Bitcoin Faces Two Aprils at Once
Geopolitical tension and inflation risk are pulling bitcoin in opposite directions, and April's calendar will decide which force wins.

April could confirm bitcoin's status as a geopolitical hedge or break it entirely, and prediction markets are pricing both outcomes as plausible within the same 30-day window.
Bitcoin traded above $66,000 on Thursday, holding the floor it has defended since mid-March. But the calm at the surface obscures a volatile probability structure underneath. On Polymarket, traders assign a near-coin-flip chance that bitcoin touches $60,000 at some point this month, a $6,000 drawdown from current levels that the market treats not as a tail risk but as a realistic scenario.
The tension comes from two forces pulling in opposite directions.
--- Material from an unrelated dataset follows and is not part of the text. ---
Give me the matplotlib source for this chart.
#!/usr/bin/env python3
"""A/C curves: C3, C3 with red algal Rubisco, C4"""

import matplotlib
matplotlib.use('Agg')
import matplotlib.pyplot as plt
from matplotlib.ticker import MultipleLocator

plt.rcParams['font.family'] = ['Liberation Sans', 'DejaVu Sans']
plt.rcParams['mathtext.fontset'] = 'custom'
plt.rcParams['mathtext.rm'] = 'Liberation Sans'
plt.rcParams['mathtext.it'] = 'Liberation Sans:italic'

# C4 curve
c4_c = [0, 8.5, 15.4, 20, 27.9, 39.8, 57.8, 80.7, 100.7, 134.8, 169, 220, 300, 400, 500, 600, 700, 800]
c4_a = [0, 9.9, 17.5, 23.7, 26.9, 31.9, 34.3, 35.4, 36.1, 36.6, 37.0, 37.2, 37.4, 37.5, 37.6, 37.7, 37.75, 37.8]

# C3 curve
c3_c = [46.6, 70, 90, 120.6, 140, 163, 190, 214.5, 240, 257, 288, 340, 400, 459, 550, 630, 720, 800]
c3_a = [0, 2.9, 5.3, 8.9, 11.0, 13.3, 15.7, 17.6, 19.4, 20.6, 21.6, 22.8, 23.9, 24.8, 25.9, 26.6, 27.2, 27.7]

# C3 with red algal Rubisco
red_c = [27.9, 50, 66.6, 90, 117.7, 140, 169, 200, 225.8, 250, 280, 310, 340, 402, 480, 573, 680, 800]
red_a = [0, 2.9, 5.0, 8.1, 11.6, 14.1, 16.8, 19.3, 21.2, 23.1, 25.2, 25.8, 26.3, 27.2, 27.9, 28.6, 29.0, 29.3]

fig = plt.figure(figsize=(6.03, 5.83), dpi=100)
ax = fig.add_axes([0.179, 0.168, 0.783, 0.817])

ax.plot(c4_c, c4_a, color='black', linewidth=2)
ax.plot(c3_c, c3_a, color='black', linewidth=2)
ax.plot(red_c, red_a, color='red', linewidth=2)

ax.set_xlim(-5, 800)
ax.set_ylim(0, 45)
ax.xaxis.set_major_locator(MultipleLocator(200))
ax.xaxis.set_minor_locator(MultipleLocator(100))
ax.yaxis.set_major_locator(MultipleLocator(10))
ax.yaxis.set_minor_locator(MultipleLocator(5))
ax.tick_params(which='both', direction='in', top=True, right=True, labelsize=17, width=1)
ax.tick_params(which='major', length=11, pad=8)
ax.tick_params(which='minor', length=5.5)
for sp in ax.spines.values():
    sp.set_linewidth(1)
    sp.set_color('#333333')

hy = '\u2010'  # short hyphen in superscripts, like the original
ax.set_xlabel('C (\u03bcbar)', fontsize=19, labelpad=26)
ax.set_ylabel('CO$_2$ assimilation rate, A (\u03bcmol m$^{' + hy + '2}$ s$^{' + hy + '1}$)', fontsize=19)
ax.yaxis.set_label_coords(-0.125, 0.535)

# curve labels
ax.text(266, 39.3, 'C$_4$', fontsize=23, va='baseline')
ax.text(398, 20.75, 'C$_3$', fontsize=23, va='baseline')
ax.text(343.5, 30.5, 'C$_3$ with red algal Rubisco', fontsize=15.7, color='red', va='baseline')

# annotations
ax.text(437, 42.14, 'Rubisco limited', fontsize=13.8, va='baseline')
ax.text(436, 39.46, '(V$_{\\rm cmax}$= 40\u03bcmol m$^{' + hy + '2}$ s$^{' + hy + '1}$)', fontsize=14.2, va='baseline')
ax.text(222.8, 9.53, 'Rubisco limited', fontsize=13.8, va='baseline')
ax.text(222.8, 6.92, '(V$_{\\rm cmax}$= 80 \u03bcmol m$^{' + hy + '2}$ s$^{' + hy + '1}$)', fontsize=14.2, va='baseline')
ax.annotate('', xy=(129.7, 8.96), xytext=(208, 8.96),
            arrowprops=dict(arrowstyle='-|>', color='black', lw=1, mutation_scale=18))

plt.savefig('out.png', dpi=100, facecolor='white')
Will Bitcoin dip to $60,000 in April?
The first is geopolitical. The US military campaign in Iran is now in its fifth week, and President Trump signalled on Wednesday that "core strategic objectives are nearing completion." Prediction markets price a 65.5% probability that US forces enter Iran by April 30. In prior Middle Eastern escalations, bitcoin has attracted capital fleeing traditional risk assets. The logic is familiar: sanctions pressure, dollar weaponisation, and sovereign uncertainty push money toward assets outside the banking system. That bid has been bitcoin's floor.
The second force is inflationary. Oil prices surged this week on the back of Hormuz disruption fears, and the April 10 CPI release looms as a potential trigger for institutional selling. If the print comes in above 3.0%, rate-hike expectations will ratchet higher, dollar liquidity will tighten, and leveraged crypto positions face margin calls. Turkey's inflation miss on April 2 already demonstrated how quickly emerging-market stress can ripple into dollar-denominated assets. A hot CPI report would turn the same geopolitical escalation that supports bitcoin's safe-haven case into the catalyst for a liquidation cascade.
This is the structural novelty of April's setup. The two scenarios are not independent. They share a trigger. An Iranian escalation that closes the Strait of Hormuz would spike oil prices and accelerate the inflation path, simultaneously strengthening the geopolitical bid and worsening the macro drain. The market's pricing reflects this contradiction: bitcoin holds today, but a meaningful drawdown is almost as likely as not.
The probability slope tells the story. Polymarket prices a $60,000 dip at roughly 46% for April, dropping to about one in five for $55,000 and below one in ten for $50,000. That gradient suggests traders expect a correction, not a collapse. The floor may bend without breaking. But the floor's survival depends on which force dominates: the safe-haven narrative that has supported bitcoin through five weeks of Middle Eastern conflict, or the liquidity squeeze that a stagflationary shock would impose on every risk asset, crypto included.
Two dates will decide it. April 10 brings the CPI print. A soft number preserves the status quo and keeps the geopolitical hedge thesis intact. A hot number turns every Iran headline into a sell signal for leveraged positions. April 30 is the market's implied deadline for US-Iran military resolution. If engagement deepens without a ceasefire framework, bitcoin's dual identity as both risk asset and safe haven will face its sharpest test since the 2022 rate-hiking cycle.
For now, bitcoin sits in the gap between two equally priced futures. The market is not confused. It is pricing a genuine fork: one path where geopolitical tension supports the asset, and another where that same tension, filtered through inflation and liquidity, destroys the bid. April will resolve which path holds. The CPI report is seven days away.